I am looking for efficient solution to remove empty string in a list in Julia.

Here is my list :

li = ["one", "two", "three", " ", "four", "five"]

I can remove empty string by using for loop, as following :

new_li = []
for i in li
    if i == " "
    else
        push!(new_li, i)
    end
end

But I believe there is more efficient way to remove the empty string.

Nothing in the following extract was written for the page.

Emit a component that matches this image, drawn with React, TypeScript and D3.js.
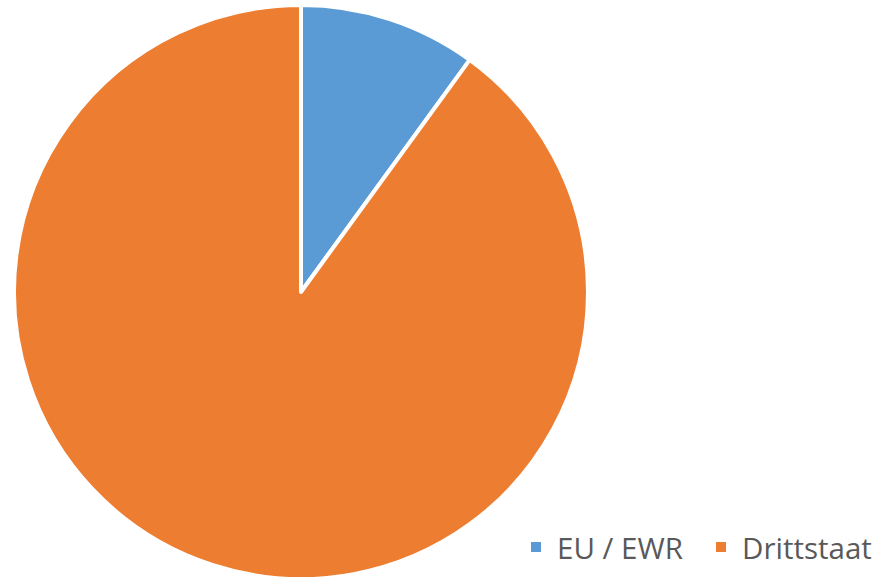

CodePudding user response：

new_li = filter((i) -> i != " ", l)

or

new_li = [i for i in l if i != " "]

CodePudding user response：

I have a couple of comments a bit too long for the comments field:

Firstly, when building an array, never start it like this:

new_li = []

It creates a Vector{Any}, which can harm performance. If you want to initialize a vector of strings, it is better to write

new_li = String[]

Secondly, " " is not an empty string! Look here:

jl> isempty(" ")
false

It is a non-empty string that contains a space. An empty string would be "", no space. If you're actually trying to remove empty strings you could do

filter(!isempty, li)

or, for in-place operation, you can use filter!:

filter!(!isempty, li)

But you're not actually removing empty strings, but strings consisting of one (or more?) spaces, and maybe also actually empty strings? In that case you could use isspace along with all. This will remove all strings that are only spaces, including empty strings:

jl> li = ["one", "", "two", "three", " ", "four", "   ", "five"];

jl> filter(s->!all(isspace, s), li)
5-element Vector{String}:
 "one"
 "two"
 "three"
 "four"
 "five"